■ **Aim**:
Retype exactly what runs from the first line of the data to the line with "ax.set_ylim(0, 350000)", keeping both of those lines and skipping pictures.

■ ■ ■ ■ ■ ■ ■

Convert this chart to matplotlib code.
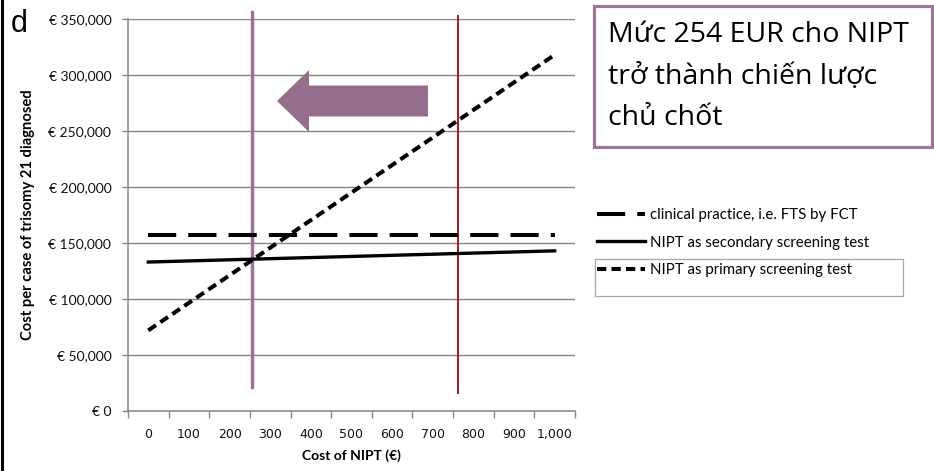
import matplotlib
matplotlib.use("Agg")
import matplotlib.pyplot as plt
from matplotlib.patches import Rectangle, Polygon
from matplotlib.lines import Line2D
from matplotlib.ticker import FuncFormatter, FixedLocator

# ---------------- data ----------------
nipt_cost = [0, 1000]                       # cost of NIPT (EUR)
clinical_practice = [157000, 157000]        # FTS by FCT
nipt_secondary = [133000, 143000]
nipt_primary = [72000, 318000]
x_tick_values = [0, 100, 200, 300, 400, 500, 600, 700, 800, 900, 1000]
x_tick_labels = ["0", "100", "200", "300", "400", "500", "600", "700", "800", "900", "1,000"]
y_tick_values = [0, 50000, 100000, 150000, 200000, 250000, 300000, 350000]
threshold_costs = [254, 763]                # marked NIPT costs
series_labels = ["clinical practice, i.e. FTS by FCT",
                 "NIPT as secondary screening test",
                 "NIPT as primary screening test"]
note_lines = ["Mức 254 EUR cho NIPT", "trở thành chiến lược", "chủ chốt"]

W, H = 934, 471
fig = plt.figure(figsize=(W / 100, H / 100), dpi=100)
fig.patch.set_facecolor("white")

def fx(px):
    return px / W

def fy(py):
    return 1 - py / H

ax = fig.add_axes([fx(128), fy(411), fx(575) - fx(128), fy(19) - fy(411)])
ax.set_xlim(-50, 1050)
ax.set_ylim(0, 350000)

grid_c = "#858585"
ax.set_yticks(y_tick_values)
ax.yaxis.grid(True, color=grid_c, linewidth=1.0)
ax.set_axisbelow(True)
for s in ["top", "right"]:
    ax.spines[s].set_visible(False)
for s in ["left", "bottom"]:
    ax.spines[s].set_color(grid_c)
    ax.spines[s].set_linewidth(1.1)

ax.yaxis.set_major_formatter(FuncFormatter(lambda v, p: "€ {:,.0f}".format(v)))
ax.tick_params(axis="y", direction="out", length=4, width=1, color=grid_c, pad=8,
               labelsize=10, labelcolor="#111111")
for lab in ax.get_yticklabels():
    lab.set_family("Lato")

ax.set_xticks(x_tick_values)
ax.set_xticklabels(x_tick_labels, family="DejaVu Sans", fontsize=9, color="#111111")
ax.xaxis.set_minor_locator(FixedLocator([v - 50 for v in x_tick_values] + [x_tick_values[-1] + 50]))
ax.tick_params(axis="x", which="major", length=0, pad=12)
ax.tick_params(axis="x", which="minor", direction="out", length=5, width=1, color=grid_c)

ax.set_xlabel("Cost of NIPT (€)", family="Lato", fontweight="bold", fontsize=10, labelpad=6)
ax.set_ylabel("Cost per case of trisomy 21 diagnosed", family="Lato", fontweight="bold",
              fontsize=10.6, labelpad=10)

# series
l1, = ax.plot(nipt_cost, clinical_practice, color="black", linewidth=2.9,
              dashes=(7, 3), label=series_labels[0], solid_capstyle="butt")
l2, = ax.plot(nipt_cost, nipt_secondary, color="black", linewidth=2.4,
              label=series_labels[1])
l3, = ax.plot(nipt_cost, nipt_primary, color="black", linewidth=2.9,
              dashes=(2.3, 1.3), label=series_labels[2])

# threshold lines
purple = "#9a7395"
ax.axvline(threshold_costs[0], ymin=0.061, ymax=1.018, color=purple, linewidth=2.5,
           clip_on=False, zorder=1.5)
ax.axvline(threshold_costs[1], ymin=0.046, ymax=1.008, color="#a8171f", linewidth=1.4,
           clip_on=False, zorder=1.5)

# legend
leg = ax.legend(handles=[l1, l2, l3], loc="upper left",
                bbox_to_anchor=(fx(597), fy(208)), bbox_transform=fig.transFigure,
                frameon=False, borderpad=0, borderaxespad=0,
                handlelength=3.2, handletextpad=0.33, labelspacing=0.9,
                prop={"family": "Lato", "size": 10.8})
fig.add_artist(Rectangle((fx(595), fy(296)), fx(903) - fx(595), fy(259) - fy(296),
                         transform=fig.transFigure, fill=False,
                         edgecolor="#b79db3", linewidth=0.9))

# arrow
arrow_pts = [(277, 101), (309, 70), (309, 85.5), (428, 85.5), (428, 116.5),
             (309, 116.5), (309, 132)]
fig.add_artist(Polygon([(fx(a), fy(b)) for a, b in arrow_pts], closed=True,
                       transform=fig.transFigure, facecolor="#946e8a",
                       edgecolor="none", zorder=5))

# annotation box
fig.add_artist(Rectangle((fx(594), fy(147)), fx(932) - fx(594), fy(6) - fy(147),
                         transform=fig.transFigure, fill=False,
                         edgecolor="#9c7896", linewidth=2.3))
for i, txt in enumerate(note_lines):
    fig.text(fx(608), fy(42 + 41.5 * i), txt, family=["Open Sans", "Noto Sans", "DejaVu Sans"],
             fontsize=20.5, va="baseline", ha="left", color="black")

# panel letter and left border
fig.text(fx(11), fy(32), "d", family="Liberation Sans", fontsize=22, va="baseline", ha="left")
fig.add_artist(Line2D([fx(1.5), fx(1.5)], [0, 1], transform=fig.transFigure,
                      color="black", linewidth=2.2))

fig.savefig("out.png", dpi=100, facecolor="white")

■ ■ ■ ■ ■ ■ ■

■ **Correct output**:
Convert this chart to matplotlib code.
import matplotlib
matplotlib.use("Agg")
import matplotlib.pyplot as plt
from matplotlib.patches import Rectangle, Polygon
from matplotlib.lines import Line2D
from matplotlib.ticker import FuncFormatter, FixedLocator

# ---------------- data ----------------
nipt_cost = [0, 1000]                       # cost of NIPT (EUR)
clinical_practice = [157000, 157000]        # FTS by FCT
nipt_secondary = [133000, 143000]
nipt_primary = [72000, 318000]
x_tick_values = [0, 100, 200, 300, 400, 500, 600, 700, 800, 900, 1000]
x_tick_labels = ["0", "100", "200", "300", "400", "500", "600", "700", "800", "900", "1,000"]
y_tick_values = [0, 50000, 100000, 150000, 200000, 250000, 300000, 350000]
threshold_costs = [254, 763]                # marked NIPT costs
series_labels = ["clinical practice, i.e. FTS by FCT",
                 "NIPT as secondary screening test",
                 "NIPT as primary screening test"]
note_lines = ["Mức 254 EUR cho NIPT", "trở thành chiến lược", "chủ chốt"]

W, H = 934, 471
fig = plt.figure(figsize=(W / 100, H / 100), dpi=100)
fig.patch.set_facecolor("white")

def fx(px):
    return px / W

def fy(py):
    return 1 - py / H

ax = fig.add_axes([fx(128), fy(411), fx(575) - fx(128), fy(19) - fy(411)])
ax.set_xlim(-50, 1050)
ax.set_ylim(0, 350000)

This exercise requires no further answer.